Says Caldwell, “When we initially launched the program, there was the hope that San Diego’s innovation economy community would find all sorts of interesting use cases for the data, and develop applications, and create a technology ecosystem around mobility and other solutions. That hasn’t born out yet, we have had a lot of conversations with companies looking at it, but it hasn’t turned into a smashing success yet.”

And the planned energy savings, intended to generate cash to pay for the expensive fixtures, were chewed up by increases in electric rates.

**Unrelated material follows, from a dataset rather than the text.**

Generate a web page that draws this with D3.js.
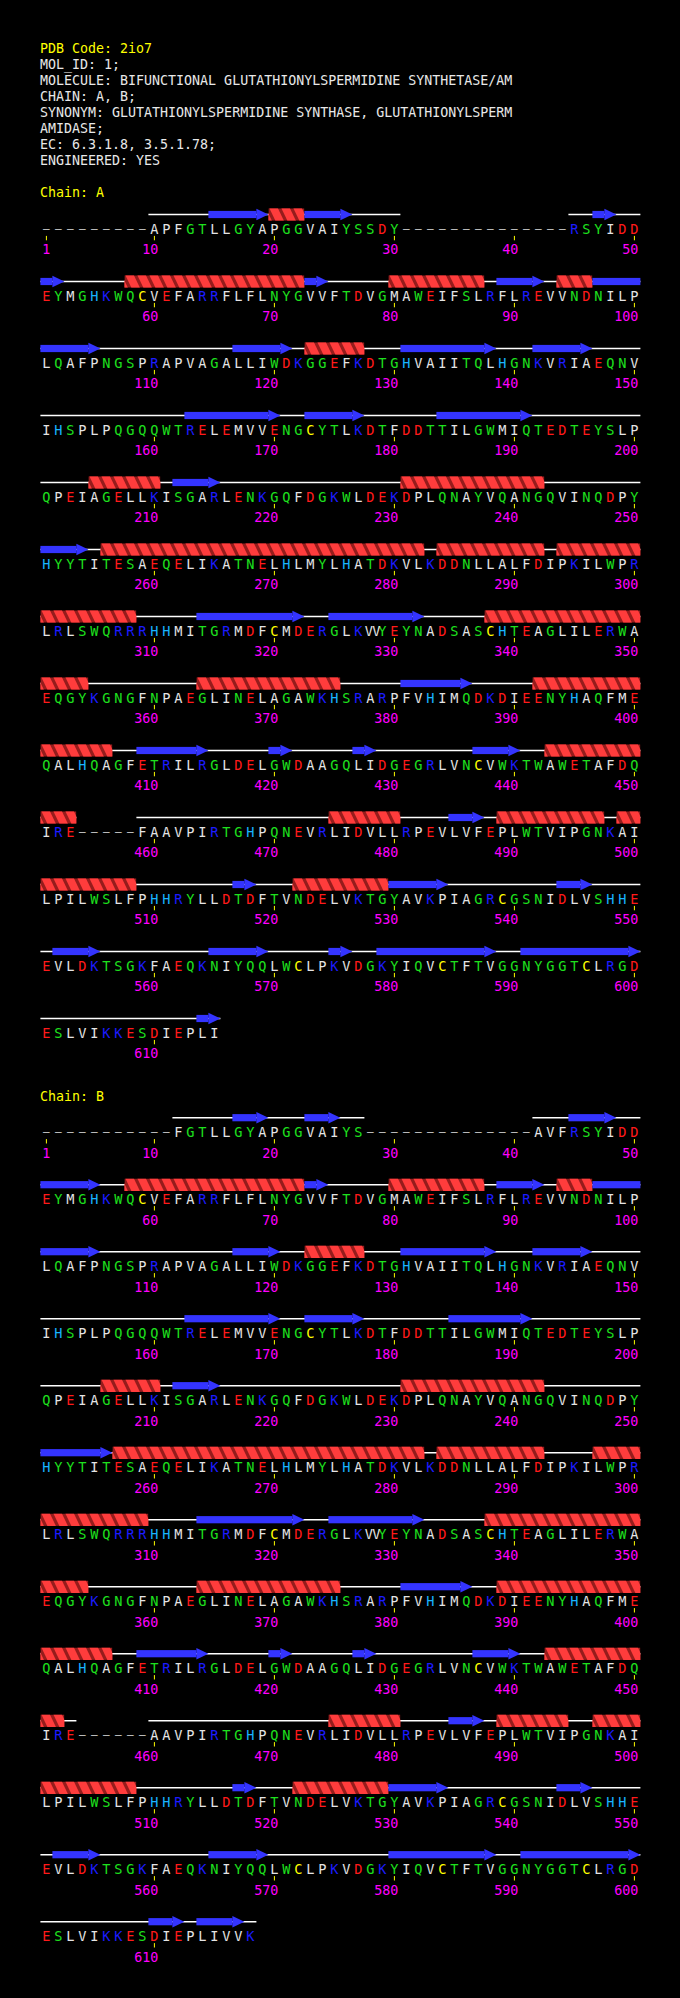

For better or worse, San Diego did pave the way for other municipalities looking into smart city technology. Take Carlsbad, a smaller city just north of San Diego. It is in the process of acquiring its own sensor-laden streetlights; these, however will not incorporate cameras. David Graham, who managed the streetlight acquisition program as deputy chief operating officer for San Diego and is now chief innovation officer for the City of Carlsbad, did not respond to Spectrum’s requests for comment but indicated in an interview with the Voice of San Diego that the cameras are not necessary to count cars and pedestrians and other methods will be used for that function. And Carlsbad’s City Council has indicated that it intends to be proactive in establishing clear policies around the use of streetlight data.

“The policies and laws should have been in place before the street lamps were in the ground, instead of legislation catching up to technological capacity,” says Morgan Currie, a lecturer in data and society at the University of Edinburgh.

“It is a clear case of function creep. The lights weren’t designed as surveillance tools, rather, it’s a classic example of how data collection systems are easily retooled as surveillance systems, of how the capacities of the smart city to do good things can also increase state and police control.”